Financial Updates

The blog "FINANCIAL UPDATES" consists on exclusive economic and commerce news about across the world particularly Pakistan economy

Sunday, September 26, 2010

Oil import bill reduced by 16pc due to flood

By ISHFAQ A MUGHAL

ISLAMABAD, The worst flood, which damaged one fifth part of the country, also impact on the oil import bill as it depicted 16 percent reduction in August as against the month of July 2010.

The worst flood of the history hit the country from last week of the month of July 2010 , which continued more than one month. During the period it hit not only every eighth countrymen but also hit badly to the national economy in terms of infrastructure, crops, houses, markets and properties.

The high officials believed due to devastation of roads, railway lines and closure of some power generation plants, the oil demand will reduce more than 20 to 30 percent during post flood era.

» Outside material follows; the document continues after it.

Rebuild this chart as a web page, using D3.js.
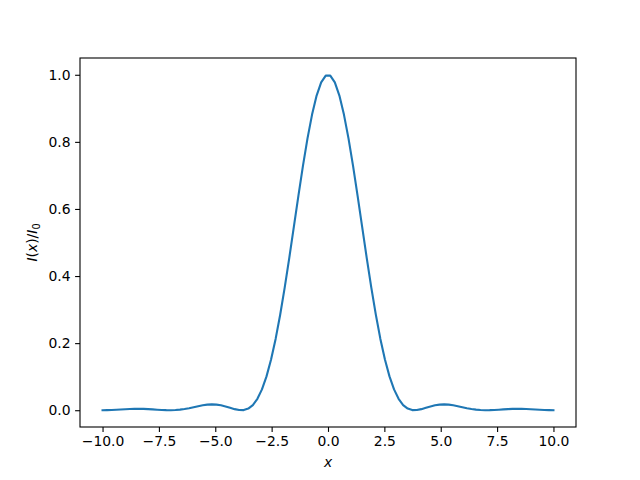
<!DOCTYPE html>
<html>
<head>
<meta charset="utf-8">
<script src="https://cdn.jsdelivr.net/npm/d3@7"></script>
<style>
  body { margin: 0; background: #fff; }
  svg { display: block; }
  text { font-family: "DejaVu Sans", sans-serif; }
</style>
</head>
<body>
<svg id="chart" width="640" height="480"></svg>
<script>
// Sample positions: 100 evenly spaced points from -10 to 10
const xStart = -10, xEnd = 10, nPoints = 100;
// Intensity values for x >= 0 half (curve is symmetric)
const halfIntensity = [
  0.99745, 0.97726, 0.93790, 0.88134, 0.81034, 0.72832, 0.63904, 0.54643, 0.45430, 0.36611,
  0.28479, 0.21261, 0.15107, 0.10090, 0.06210, 0.03399, 0.01541, 0.00481, 0.00042, 0.00047,
  0.00325, 0.00726, 0.01138, 0.01472, 0.01677, 0.01740, 0.01669, 0.01478, 0.01209, 0.00908,
  0.00615, 0.00361, 0.00169, 0.00049, 0.00002, 0.00017, 0.00077, 0.00164, 0.00256, 0.00336,
  0.00392, 0.00415, 0.00405, 0.00363, 0.00301, 0.00226, 0.00152, 0.00086, 0.00036, 0.00008
];
const intensity = halfIntensity.slice().reverse().concat(halfIntensity);
const xValues = d3.range(nPoints).map(i => xStart + (xEnd - xStart) * i / (nPoints - 1));

const xTicks = [-10, -7.5, -5, -2.5, 0, 2.5, 5, 7.5, 10];
const yTicks = [0, 0.2, 0.4, 0.6, 0.8, 1.0];

const data = xValues.map((x, i) => ({ x, y: intensity[i] }));

const svg = d3.select("#chart");
const mLeft = 80, mRight = 576, mTop = 58, mBottom = 427;

const x = d3.scaleLinear().domain([-11, 11]).range([mLeft, mRight]);
const y = d3.scaleLinear().domain([-0.05, 1.05]).range([mBottom, mTop]);

const fmt = d3.format(".1f");

const gx = svg.append("g").attr("transform", `translate(0,${mBottom})`)
  .call(d3.axisBottom(x).tickValues(xTicks).tickFormat(fmt).tickSizeInner(4.9).tickSizeOuter(0).tickPadding(4.5));
const gy = svg.append("g").attr("transform", `translate(${mLeft},0)`)
  .call(d3.axisLeft(y).tickValues(yTicks).tickFormat(fmt).tickSizeInner(4.9).tickSizeOuter(0).tickPadding(4.5));
[gx, gy].forEach(g => {
  g.select(".domain").remove();
  g.selectAll("line").attr("stroke", "#000").attr("stroke-width", 1.1);
  g.selectAll("text").attr("font-size", 13.9).attr("fill", "#000").attr("font-family", "DejaVu Sans, sans-serif");
});

svg.append("path").datum(data)
  .attr("fill", "none").attr("stroke", "#1f77b4").attr("stroke-width", 2.1)
  .attr("stroke-linejoin", "round").attr("stroke-linecap", "square")
  .attr("d", d3.line().x(d => x(d.x)).y(d => y(d.y)));

svg.append("rect").attr("x", mLeft).attr("y", mTop).attr("width", mRight - mLeft).attr("height", mBottom - mTop)
  .attr("fill", "none").attr("stroke", "#000").attr("stroke-width", 1.1);

svg.append("text").attr("x", (mLeft + mRight) / 2).attr("y", 467).attr("text-anchor", "middle")
  .attr("font-size", 13.9).attr("font-style", "italic").text("x");

const yl = svg.append("text").attr("transform", `translate(37,${(mTop + mBottom) / 2}) rotate(-90)`)
  .attr("text-anchor", "middle").attr("font-size", 13.9);
yl.append("tspan").attr("font-style", "italic").text("I");
yl.append("tspan").text("(");
yl.append("tspan").attr("font-style", "italic").text("x");
yl.append("tspan").text(")/");
yl.append("tspan").attr("font-style", "italic").text("I");
yl.append("tspan").attr("font-size", 9.7).attr("dy", 3).text("0");
</script>
</body>
</html>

According to the provisional figures released by the Federal Bureau of Statistics (FBS), during the month of August, which was witness of the flood devastation, the country’s import bill decreased by 16 percent as against last month of July as it was reduced to $ 857.395 million from $1.025 billion July 2010.

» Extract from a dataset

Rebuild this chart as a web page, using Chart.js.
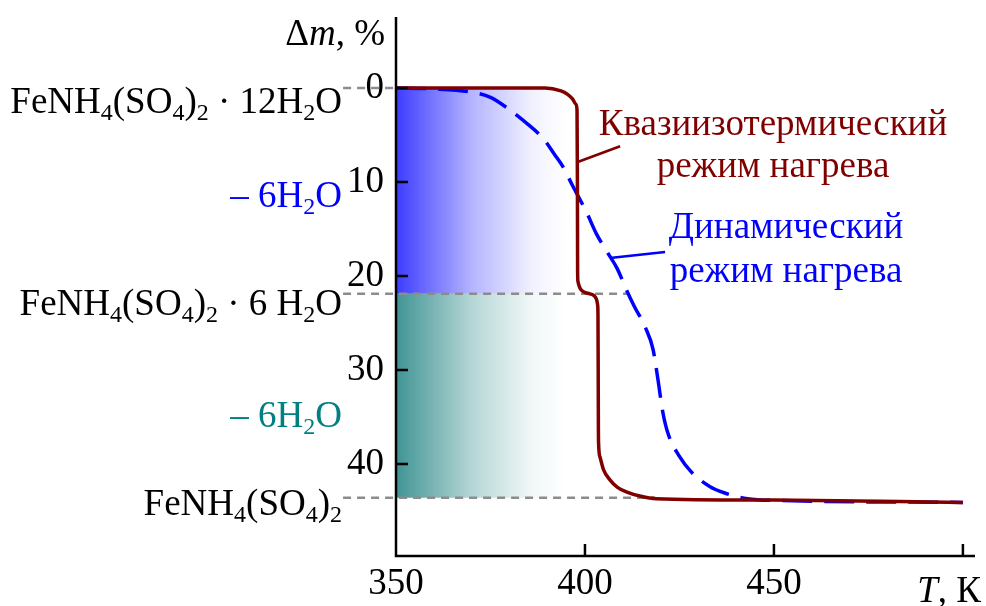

The break up of the import bill in August was, the imports of the petroleum products were recorded to $ 541.1 million from $392 million, showing increased 38 percent increased as against the last month (July). The imports of the petroleum crude decreased to $316.2 million from $633.416 million, depicting 50 percent shrike as compare to the last corresponding month of the current fiscal year, said the figures of the FBS.

The FBS said the oil import bill grew by 25 percent during first two months (July-August) of the current fiscal year 2010-11 as it was recorded $ 1.88 billion increase as compared to $1.50 billion during the same period of the last fiscal year.

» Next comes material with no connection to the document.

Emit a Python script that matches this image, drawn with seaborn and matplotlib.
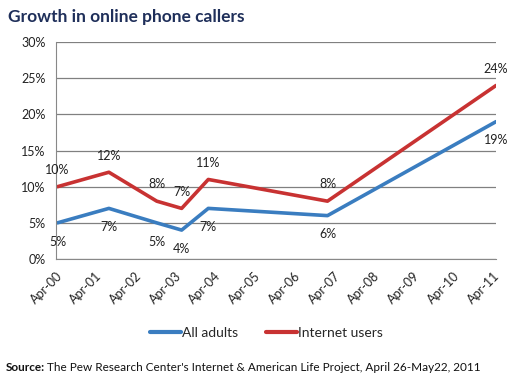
import pandas as pd
import matplotlib.pyplot as plt
import matplotlib.dates as mdates
import seaborn as sns

# Survey dates and shares (%)
dates = ["2000-04-15", "2001-08-01", "2002-10-15", "2003-06-01",
         "2004-02-01", "2007-02-01", "2011-05-01"]
all_adults = [5, 7, 5, 4, 7, 6, 19]
internet_users = [10, 12, 8, 7, 11, 8, 24]
series_names = ["All adults", "Internet users"]
colors = ["#3A7DC0", "#C83232"]

df = pd.DataFrame({
    "date": pd.to_datetime(dates * 2),
    "value": all_adults + internet_users,
    "series": [series_names[0]] * len(dates) + [series_names[1]] * len(dates),
})

sns.set_style("white")
plt.rcParams["font.family"] = ["Lato", "DejaVu Sans"]

fig = plt.figure(figsize=(5.13, 3.86), dpi=100)
ax = fig.add_axes([0.109, 0.329, 0.858, 0.562])

sns.lineplot(data=df, x="date", y="value", hue="series",
             palette=colors, linewidth=2.6, ax=ax, legend=False)

# data labels: red above, blue below
for name, vals, off in [(series_names[0], all_adults, -13.5),
                        (series_names[1], internet_users, 12)]:
    for d, v in zip(pd.to_datetime(dates), vals):
        ax.annotate(f"{v}%", (d, v), xytext=(0, off), textcoords="offset points",
                    ha="center", va="center", fontsize=9, color="#222222")

ax.set_ylim(0, 30)
ax.set_yticks(range(0, 31, 5))
ax.set_yticklabels([f"{t}%" for t in range(0, 31, 5)])
ax.set_xlim(pd.Timestamp("2000-04-01"), pd.Timestamp("2011-05-01"))
ticks = pd.date_range("2000-04-01", "2011-04-01", freq="12MS")
ax.set_xticks(ticks)
ax.xaxis.set_major_formatter(mdates.DateFormatter("%b-%y"))
plt.setp(ax.get_xticklabels(), rotation=45, ha="right", rotation_mode="anchor")
ax.tick_params(axis="both", labelsize=9, length=4, color="#888888",
               direction="out", labelcolor="#222222")
ax.set_xlabel("")
ax.set_ylabel("")
ax.yaxis.grid(True, color="#808080", linewidth=0.9)
ax.set_axisbelow(True)
for s in ["top", "right"]:
    ax.spines[s].set_visible(False)
for s in ["left", "bottom"]:
    ax.spines[s].set_color("#888888")

handles = [plt.Line2D([], [], color=c, linewidth=3) for c in colors]
fig.legend(handles, series_names, loc="center", bbox_to_anchor=(0.52, 0.137),
           ncol=2, frameon=False, fontsize=10, handlelength=2.2,
           handletextpad=0.1, columnspacing=2.0)

fig.text(0.016, 0.955, "Growth in online phone callers", fontsize=12.5,
         fontweight="bold", color="#1F2F5A", va="center")
fig.text(0.012, 0.047, "Source:", fontsize=8.5, fontweight="bold",
         color="#111111", va="center")
fig.text(0.092, 0.047,
         "The Pew Research Center's Internet & American Life Project, April 26-May22, 2011",
         fontsize=8.5, color="#111111", va="center")

fig.savefig("out.png", dpi=100)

The country’s import bill of the petroleum products reached $933.133 million in the two months of the current fiscal year, showing a six percent decreased as against the same period of the last fiscal year.

The FBS stated in its provisional figures that the import bill of the petroleum crude reached $949.687 million during the two months of the current fiscal year, indicting 86 % climb as against the same period of the last fiscal year.